Cette prédiction est « basée sur des chiffres alarmistes », nuance Laurent Lefevre, chercheur à l’Institut national de recherche en informatique et en automatique (Inria) qui travaille sur la consommation énergétique liée à Internet. Selon les estimations de Greentouch, un consortium d’industriels et d’universitaires auquel participe l’Inria, les marges de manœuvre de l’industrie en matière d’économies d’énergie sont considérables : « Nos travaux montrent qu’il est possible de diminuer par un facteur 1 000 la consommation électrique d’Internet tout en garantissant la qualité du service. Autrement dit, on pourrait avoir en 2020 un réseau qui consomme 90 % de moins qu’en 2010, même avec l’explosion du trafic. »

Les clés de cette maîtrise de la gourmandise énergétique d’Internet sont nombreuses : diminution de la consommation des appareils, organisation plus décentralisée du réseau, mais aussi optimisation des logiciels et des applications qui fonctionnent sur les appareils.
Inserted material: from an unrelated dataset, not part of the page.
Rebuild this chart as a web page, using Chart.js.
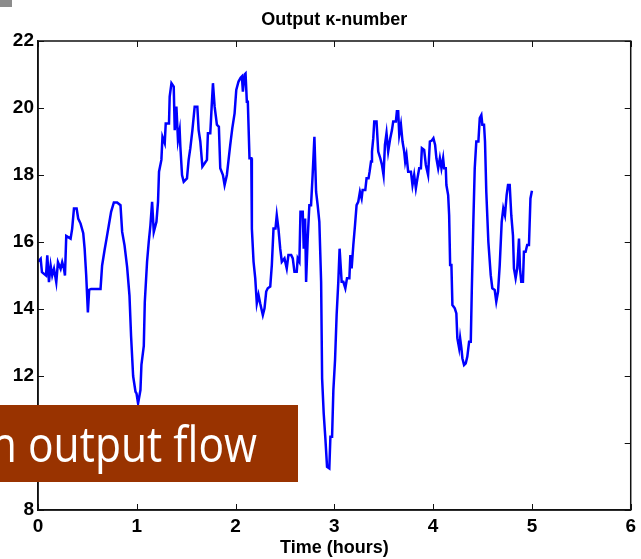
<!DOCTYPE html>
<html>
<head>
<meta charset="utf-8">
<script src="https://cdn.jsdelivr.net/npm/chart.js@4.4.0/dist/chart.umd.min.js"></script>
<style>
  html, body { margin: 0; padding: 0; background: #fff; }
  #wrap { width: 641px; height: 559px; }
</style>
</head>
<body>
<div id="wrap"><canvas id="myChart" width="641" height="559"></canvas></div>
<script>
// values
var timeHours = [
  0.000, 0.027, 0.040, 0.081, 0.094, 0.111, 0.128, 0.144, 0.162, 0.185,
  0.202, 0.229, 0.245, 0.263, 0.273, 0.286, 0.330, 0.346, 0.364, 0.391,
  0.407, 0.431, 0.458, 0.472, 0.488, 0.505, 0.518, 0.538, 0.633, 0.649,
  0.674, 0.694, 0.717, 0.740, 0.768, 0.801, 0.835, 0.852, 0.876, 0.902,
  0.926, 0.942, 0.963, 0.987, 0.997, 1.013, 1.037, 1.047, 1.071, 1.081,
  1.104, 1.121, 1.138, 1.155, 1.172, 1.199, 1.215, 1.225, 1.249, 1.260,
  1.283, 1.293, 1.326, 1.333, 1.351, 1.374, 1.384, 1.401, 1.417, 1.434,
  1.441, 1.458, 1.475, 1.508, 1.525, 1.542, 1.563, 1.586, 1.613, 1.626,
  1.643, 1.664, 1.687, 1.710, 1.720, 1.744, 1.758, 1.771, 1.788, 1.811,
  1.831, 1.845, 1.872, 1.889, 1.912, 1.929, 1.946, 1.967, 1.990, 2.007,
  2.030, 2.051, 2.064, 2.074, 2.091, 2.101, 2.114, 2.124, 2.141, 2.159,
  2.165, 2.182, 2.199, 2.215, 2.232, 2.249, 2.276, 2.293, 2.310, 2.326,
  2.351, 2.367, 2.384, 2.404, 2.417, 2.434, 2.452, 2.468, 2.495, 2.518,
  2.535, 2.563, 2.579, 2.596, 2.619, 2.629, 2.646, 2.657, 2.680, 2.690,
  2.704, 2.714, 2.730, 2.747, 2.764, 2.780, 2.798, 2.815, 2.831, 2.848,
  2.866, 2.876, 2.892, 2.909, 2.926, 2.949, 2.960, 2.977, 2.990, 3.007,
  3.023, 3.040, 3.053, 3.074, 3.091, 3.111, 3.128, 3.152, 3.162, 3.175,
  3.192, 3.209, 3.225, 3.242, 3.259, 3.276, 3.286, 3.313, 3.326, 3.346,
  3.357, 3.371, 3.381, 3.394, 3.404, 3.427, 3.444, 3.465, 3.482, 3.498,
  3.512, 3.528, 3.545, 3.566, 3.583, 3.596, 3.623, 3.633, 3.646, 3.657,
  3.674, 3.690, 3.707, 3.717, 3.730, 3.747, 3.775, 3.791, 3.808, 3.825,
  3.841, 3.859, 3.876, 3.886, 3.909, 3.926, 3.949, 3.967, 3.987, 4.003,
  4.020, 4.033, 4.051, 4.068, 4.084, 4.101, 4.111, 4.128, 4.134, 4.152,
  4.162, 4.172, 4.185, 4.195, 4.219, 4.235, 4.245, 4.263, 4.273, 4.286,
  4.296, 4.313, 4.330, 4.346, 4.364, 4.381, 4.391, 4.407, 4.421, 4.437,
  4.458, 4.472, 4.488, 4.498, 4.515, 4.525, 4.538, 4.559, 4.583, 4.599,
  4.623, 4.639, 4.657, 4.674, 4.694, 4.710, 4.727, 4.744, 4.758, 4.775,
  4.791, 4.808, 4.818, 4.835, 4.851, 4.869, 4.879, 4.892, 4.909, 4.919,
  4.936, 4.952, 4.970, 4.985, 5.000
];
var kappaNumber = [
  15.41, 15.50, 15.10, 15.00, 15.60, 14.80, 15.30, 15.00, 15.20, 14.80,
  15.40, 15.20, 15.40, 15.20, 15.00, 16.18, 16.10, 16.40, 17.00, 17.00,
  16.70, 16.55, 16.26, 15.80, 15.00, 13.90, 14.57, 14.60, 14.60, 15.30,
  15.76, 16.10, 16.50, 16.90, 17.18, 17.18, 17.10, 16.30, 15.90, 15.26,
  14.40, 13.20, 12.00, 11.53, 11.48, 11.18, 11.58, 12.33, 12.90, 14.20,
  15.41, 16.00, 16.50, 17.20, 16.30, 16.60, 17.20, 18.10, 18.45, 19.14,
  18.95, 19.54, 19.54, 20.34, 20.74, 20.64, 19.34, 20.04, 19.04, 19.34,
  18.85, 18.00, 17.80, 17.90, 18.45, 18.80, 19.34, 20.04, 20.04, 19.34,
  19.00, 18.25, 18.35, 18.45, 19.25, 19.25, 20.04, 20.74, 20.04, 19.50,
  19.44, 18.20, 18.00, 17.70, 18.00, 18.45, 18.90, 19.40, 19.84, 20.54,
  20.79, 20.90, 20.94, 20.49, 21.00, 21.03, 20.19, 20.19, 18.50, 18.50,
  16.40, 15.41, 14.92, 14.17, 14.42, 14.17, 13.82, 14.02, 14.52, 14.62,
  14.67, 15.31, 16.40, 16.40, 16.80, 16.40, 15.80, 15.41, 15.51, 15.21,
  15.61, 15.61, 15.51, 15.11, 15.11, 15.51, 15.41, 16.90, 16.90, 15.80,
  16.70, 14.81, 16.10, 17.10, 17.10, 18.00, 19.14, 17.50, 17.10, 16.60,
  14.81, 11.93, 10.89, 10.14, 9.29, 9.24, 10.19, 10.19, 11.58, 12.48,
  13.82, 14.81, 15.80, 14.81, 14.81, 14.62, 14.92, 14.92, 15.61, 15.21,
  15.91, 16.50, 17.10, 17.20, 17.50, 17.30, 17.55, 17.55, 17.90, 17.90,
  18.10, 18.40, 18.70, 19.10, 19.60, 19.60, 18.70, 18.50, 18.30, 18.00,
  18.90, 19.25, 18.70, 19.10, 19.34, 19.60, 19.60, 19.90, 19.90, 19.20,
  19.50, 19.00, 18.70, 18.40, 18.60, 18.10, 18.10, 17.70, 18.00, 17.60,
  17.90, 18.20, 18.20, 18.80, 18.75, 18.30, 18.00, 19.00, 19.03, 19.10,
  18.90, 18.50, 18.20, 18.50, 18.20, 18.50, 18.20, 18.20, 17.70, 17.40,
  16.80, 15.31, 15.31, 14.12, 14.02, 13.87, 13.13, 12.83, 13.13, 12.83,
  12.53, 12.33, 12.38, 12.58, 13.02, 13.02, 14.52, 16.60, 18.20, 19.00,
  19.00, 19.70, 19.79, 19.50, 19.50, 19.00, 17.50, 16.00, 15.01, 14.62,
  14.57, 14.22, 14.52, 15.31, 16.60, 17.00, 16.80, 17.40, 17.70, 17.70,
  16.80, 16.20, 15.21, 14.92, 15.21, 16.10, 15.21, 14.81, 14.81, 15.71,
  15.71, 15.91, 15.91, 17.30, 17.53
];
var xTickValues = [0, 1, 2, 3, 4, 5, 6];
var yTickValues = [8, 10, 12, 14, 16, 18, 20, 22];
var chartTitle = 'Output κ-number';
var xAxisTitle = 'Time (hours)';
var bannerText = 'n output flow';

var points = timeHours.map(function (t, i) { return { x: t, y: kappaNumber[i] }; });

// box, inward ticks, titles and the slide overlay on top
var matlabFrame = {
    id: 'matlabFrame',
    afterDraw: function (chart) {
        var c = chart.ctx;
        var a = chart.chartArea;
        var xs = chart.scales.x;
        var ys = chart.scales.y;
        c.save();
        c.strokeStyle = '#111';
        c.lineWidth = 1.5;
        c.strokeRect(a.left, a.top, a.right - a.left, a.bottom - a.top);
        c.lineWidth = 1;
        c.beginPath();
        xTickValues.forEach(function (v) {
            var px = Math.round(xs.getPixelForValue(v)) + 0.5;
            c.moveTo(px, a.bottom); c.lineTo(px, a.bottom - 6);
            c.moveTo(px, a.top); c.lineTo(px, a.top + 6);
        });
        yTickValues.forEach(function (v) {
            var py = Math.round(ys.getPixelForValue(v)) + 0.5;
            c.moveTo(a.left, py); c.lineTo(a.left + 6, py);
            c.moveTo(a.right, py); c.lineTo(a.right - 6, py);
        });
        c.stroke();

        c.fillStyle = '#000';
        c.font = 'bold 18px "Liberation Sans", Arial, sans-serif';
        c.textAlign = 'center';
        c.textBaseline = 'alphabetic';
        c.fillText(chartTitle, (a.left + a.right) / 2, 25);
        c.fillText(xAxisTitle, (a.left + a.right) / 2, 553);

        c.fillStyle = '#8c8c8c';
        c.fillRect(0, 0, 12, 7);

        c.fillStyle = '#993300';
        c.fillRect(0, 405, 298, 77);
        c.fillStyle = '#fff';
        c.font = '50px "Open Sans", "Noto Sans", sans-serif';
        c.textAlign = 'left';
        var tail = bannerText.slice(2);
        var head = bannerText.slice(0, 2);
        var sx = 229 / c.measureText(tail).width;
        c.translate(28, 462);
        c.scale(sx, 1);
        c.fillText(tail, 0, 0);
        c.fillText(head, -c.measureText(head).width, 0);
        c.restore();
    }
};

var tickFont = { family: '"Liberation Sans", Arial, sans-serif', size: 19, weight: 'bold' };

var ctx = document.getElementById('myChart').getContext('2d');
var chart = new Chart(ctx, {
    type: 'line',
    data: {
        datasets: [
            {
                label: chartTitle,
                data: points,
                borderColor: '#0000ff',
                borderWidth: 2.5,
                pointRadius: 0,
                tension: 0,
                fill: false
            }
        ]
    },
    options: {
        responsive: false,
        animation: false,
        layout: { padding: { left: 0, top: 41, right: 8, bottom: 0 } },
        plugins: {
            legend: { display: false },
            title: { display: false },
            tooltip: { enabled: false }
        },
        scales: {
            x: {
                type: 'linear',
                min: 0,
                max: 6,
                afterBuildTicks: function (s) { s.ticks = xTickValues.map(function (v) { return { value: v }; }); },
                afterFit: function (s) { s.height = 49; },
                grid: { display: false, drawTicks: false },
                border: { display: true, color: '#111', width: 1.5 },
                ticks: { color: '#000', font: tickFont, padding: 5, maxRotation: 0 }
            },
            y: {
                type: 'linear',
                min: 8,
                max: 22,
                afterBuildTicks: function (s) { s.ticks = yTickValues.map(function (v) { return { value: v }; }); },
                afterFit: function (s) { s.width = 38; },
                grid: { display: false, drawTicks: false },
                border: { display: true, color: '#111', width: 1.5 },
                ticks: { color: '#000', font: tickFont, padding: 4 }
            }
        }
    },
    plugins: [matlabFrame]
});
</script>
</body>
</html>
« Le mouvement est déjà engagé », juge M. Lefevre, citant par exemple de nouvelles méthodes de refroidissement des datacenters. « Oui, les réseaux consomment » et le trafic augmente. Mais, pour lui, cela ne va pas se traduire par l’effondrement d’Internet. En revanche, précise-t-il, « cette augmentation du trafic doit nous inciter à être écoraisonnable ».